--- begin DATASET RECORDS ---

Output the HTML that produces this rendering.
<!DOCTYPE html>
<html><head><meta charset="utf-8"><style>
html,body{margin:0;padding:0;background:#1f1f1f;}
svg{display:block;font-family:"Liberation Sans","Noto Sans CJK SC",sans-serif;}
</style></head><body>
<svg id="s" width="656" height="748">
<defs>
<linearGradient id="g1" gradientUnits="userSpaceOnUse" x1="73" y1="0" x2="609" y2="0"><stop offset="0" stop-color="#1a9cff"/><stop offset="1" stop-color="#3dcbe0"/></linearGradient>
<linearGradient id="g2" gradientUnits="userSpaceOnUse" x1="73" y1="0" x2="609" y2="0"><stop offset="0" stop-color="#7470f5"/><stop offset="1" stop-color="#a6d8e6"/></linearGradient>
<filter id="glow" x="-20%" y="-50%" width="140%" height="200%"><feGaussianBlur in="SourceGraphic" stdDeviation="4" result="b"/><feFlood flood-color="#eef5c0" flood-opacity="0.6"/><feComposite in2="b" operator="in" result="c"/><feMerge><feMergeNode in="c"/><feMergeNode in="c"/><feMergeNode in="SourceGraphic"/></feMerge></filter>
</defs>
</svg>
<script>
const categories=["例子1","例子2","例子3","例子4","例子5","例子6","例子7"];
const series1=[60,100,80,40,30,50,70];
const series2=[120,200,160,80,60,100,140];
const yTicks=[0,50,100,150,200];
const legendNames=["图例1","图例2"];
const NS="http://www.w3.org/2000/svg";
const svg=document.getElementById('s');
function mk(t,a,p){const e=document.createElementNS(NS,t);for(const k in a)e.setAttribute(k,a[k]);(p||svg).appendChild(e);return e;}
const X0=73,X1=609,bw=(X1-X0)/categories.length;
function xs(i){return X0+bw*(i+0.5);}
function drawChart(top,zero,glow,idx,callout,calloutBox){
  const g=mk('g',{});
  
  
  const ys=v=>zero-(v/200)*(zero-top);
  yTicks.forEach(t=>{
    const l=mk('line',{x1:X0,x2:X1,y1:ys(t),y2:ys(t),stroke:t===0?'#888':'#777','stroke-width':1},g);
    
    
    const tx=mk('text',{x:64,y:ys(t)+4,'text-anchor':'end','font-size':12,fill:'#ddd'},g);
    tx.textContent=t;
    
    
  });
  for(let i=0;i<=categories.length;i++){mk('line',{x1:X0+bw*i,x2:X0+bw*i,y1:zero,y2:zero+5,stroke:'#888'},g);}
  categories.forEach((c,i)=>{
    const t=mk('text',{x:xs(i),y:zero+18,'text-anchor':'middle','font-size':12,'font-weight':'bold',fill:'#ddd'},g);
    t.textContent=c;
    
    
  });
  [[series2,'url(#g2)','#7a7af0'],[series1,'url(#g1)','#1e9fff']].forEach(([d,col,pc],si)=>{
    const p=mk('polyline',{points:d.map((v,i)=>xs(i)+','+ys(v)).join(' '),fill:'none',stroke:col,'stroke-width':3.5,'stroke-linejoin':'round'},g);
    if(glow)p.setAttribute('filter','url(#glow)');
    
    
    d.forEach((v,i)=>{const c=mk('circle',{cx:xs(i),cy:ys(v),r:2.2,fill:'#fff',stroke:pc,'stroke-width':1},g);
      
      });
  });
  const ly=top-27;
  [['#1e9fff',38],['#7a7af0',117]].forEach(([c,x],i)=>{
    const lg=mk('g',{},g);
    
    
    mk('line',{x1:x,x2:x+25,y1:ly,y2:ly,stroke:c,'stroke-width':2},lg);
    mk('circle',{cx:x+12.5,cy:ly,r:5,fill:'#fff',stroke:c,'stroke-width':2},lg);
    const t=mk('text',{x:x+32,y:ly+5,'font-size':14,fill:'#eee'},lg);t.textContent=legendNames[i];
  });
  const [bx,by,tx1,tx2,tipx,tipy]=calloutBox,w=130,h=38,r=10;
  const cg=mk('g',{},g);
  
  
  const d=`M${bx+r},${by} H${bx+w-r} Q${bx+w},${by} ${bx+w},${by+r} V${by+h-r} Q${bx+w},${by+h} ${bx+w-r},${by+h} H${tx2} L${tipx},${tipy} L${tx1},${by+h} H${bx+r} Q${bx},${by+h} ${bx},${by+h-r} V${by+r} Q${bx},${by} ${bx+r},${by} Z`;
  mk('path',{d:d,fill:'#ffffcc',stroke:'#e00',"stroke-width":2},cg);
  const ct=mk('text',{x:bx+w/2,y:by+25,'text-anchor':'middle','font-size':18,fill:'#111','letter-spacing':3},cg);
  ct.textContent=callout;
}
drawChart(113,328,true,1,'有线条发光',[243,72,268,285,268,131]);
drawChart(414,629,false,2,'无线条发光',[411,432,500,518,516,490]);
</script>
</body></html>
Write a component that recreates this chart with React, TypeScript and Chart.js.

--- end DATASET RECORDS ---

• SHORT EXERCISE: Copy all the records above precisely.

• SOLUTION TO THIS PROBLEM:
Output the HTML that produces this rendering.
<!DOCTYPE html>
<html><head><meta charset="utf-8"><style>
html,body{margin:0;padding:0;background:#1f1f1f;}
svg{display:block;font-family:"Liberation Sans","Noto Sans CJK SC",sans-serif;}
</style></head><body>
<svg id="s" width="656" height="748">
<defs>
<linearGradient id="g1" gradientUnits="userSpaceOnUse" x1="73" y1="0" x2="609" y2="0"><stop offset="0" stop-color="#1a9cff"/><stop offset="1" stop-color="#3dcbe0"/></linearGradient>
<linearGradient id="g2" gradientUnits="userSpaceOnUse" x1="73" y1="0" x2="609" y2="0"><stop offset="0" stop-color="#7470f5"/><stop offset="1" stop-color="#a6d8e6"/></linearGradient>
<filter id="glow" x="-20%" y="-50%" width="140%" height="200%"><feGaussianBlur in="SourceGraphic" stdDeviation="4" result="b"/><feFlood flood-color="#eef5c0" flood-opacity="0.6"/><feComposite in2="b" operator="in" result="c"/><feMerge><feMergeNode in="c"/><feMergeNode in="c"/><feMergeNode in="SourceGraphic"/></feMerge></filter>
</defs>
</svg>
<script>
const categories=["例子1","例子2","例子3","例子4","例子5","例子6","例子7"];
const series1=[60,100,80,40,30,50,70];
const series2=[120,200,160,80,60,100,140];
const yTicks=[0,50,100,150,200];
const legendNames=["图例1","图例2"];
const NS="http://www.w3.org/2000/svg";
const svg=document.getElementById('s');
function mk(t,a,p){const e=document.createElementNS(NS,t);for(const k in a)e.setAttribute(k,a[k]);(p||svg).appendChild(e);return e;}
const X0=73,X1=609,bw=(X1-X0)/categories.length;
function xs(i){return X0+bw*(i+0.5);}
function drawChart(top,zero,glow,idx,callout,calloutBox){
  const g=mk('g',{});
  
  
  const ys=v=>zero-(v/200)*(zero-top);
  yTicks.forEach(t=>{
    const l=mk('line',{x1:X0,x2:X1,y1:ys(t),y2:ys(t),stroke:t===0?'#888':'#777','stroke-width':1},g);
    
    
    const tx=mk('text',{x:64,y:ys(t)+4,'text-anchor':'end','font-size':12,fill:'#ddd'},g);
    tx.textContent=t;
    
    
  });
  for(let i=0;i<=categories.length;i++){mk('line',{x1:X0+bw*i,x2:X0+bw*i,y1:zero,y2:zero+5,stroke:'#888'},g);}
  categories.forEach((c,i)=>{
    const t=mk('text',{x:xs(i),y:zero+18,'text-anchor':'middle','font-size':12,'font-weight':'bold',fill:'#ddd'},g);
    t.textContent=c;
    
    
  });
  [[series2,'url(#g2)','#7a7af0'],[series1,'url(#g1)','#1e9fff']].forEach(([d,col,pc],si)=>{
    const p=mk('polyline',{points:d.map((v,i)=>xs(i)+','+ys(v)).join(' '),fill:'none',stroke:col,'stroke-width':3.5,'stroke-linejoin':'round'},g);
    if(glow)p.setAttribute('filter','url(#glow)');
    
    
    d.forEach((v,i)=>{const c=mk('circle',{cx:xs(i),cy:ys(v),r:2.2,fill:'#fff',stroke:pc,'stroke-width':1},g);
      
      });
  });
  const ly=top-27;
  [['#1e9fff',38],['#7a7af0',117]].forEach(([c,x],i)=>{
    const lg=mk('g',{},g);
    
    
    mk('line',{x1:x,x2:x+25,y1:ly,y2:ly,stroke:c,'stroke-width':2},lg);
    mk('circle',{cx:x+12.5,cy:ly,r:5,fill:'#fff',stroke:c,'stroke-width':2},lg);
    const t=mk('text',{x:x+32,y:ly+5,'font-size':14,fill:'#eee'},lg);t.textContent=legendNames[i];
  });
  const [bx,by,tx1,tx2,tipx,tipy]=calloutBox,w=130,h=38,r=10;
  const cg=mk('g',{},g);
  
  
  const d=`M${bx+r},${by} H${bx+w-r} Q${bx+w},${by} ${bx+w},${by+r} V${by+h-r} Q${bx+w},${by+h} ${bx+w-r},${by+h} H${tx2} L${tipx},${tipy} L${tx1},${by+h} H${bx+r} Q${bx},${by+h} ${bx},${by+h-r} V${by+r} Q${bx},${by} ${bx+r},${by} Z`;
  mk('path',{d:d,fill:'#ffffcc',stroke:'#e00',"stroke-width":2},cg);
  const ct=mk('text',{x:bx+w/2,y:by+25,'text-anchor':'middle','font-size':18,fill:'#111','letter-spacing':3},cg);
  ct.textContent=callout;
}
drawChart(113,328,true,1,'有线条发光',[243,72,268,285,268,131]);
drawChart(414,629,false,2,'无线条发光',[411,432,500,518,516,490]);
</script>
</body></html>
Write a component that recreates this chart with React, TypeScript and Chart.js.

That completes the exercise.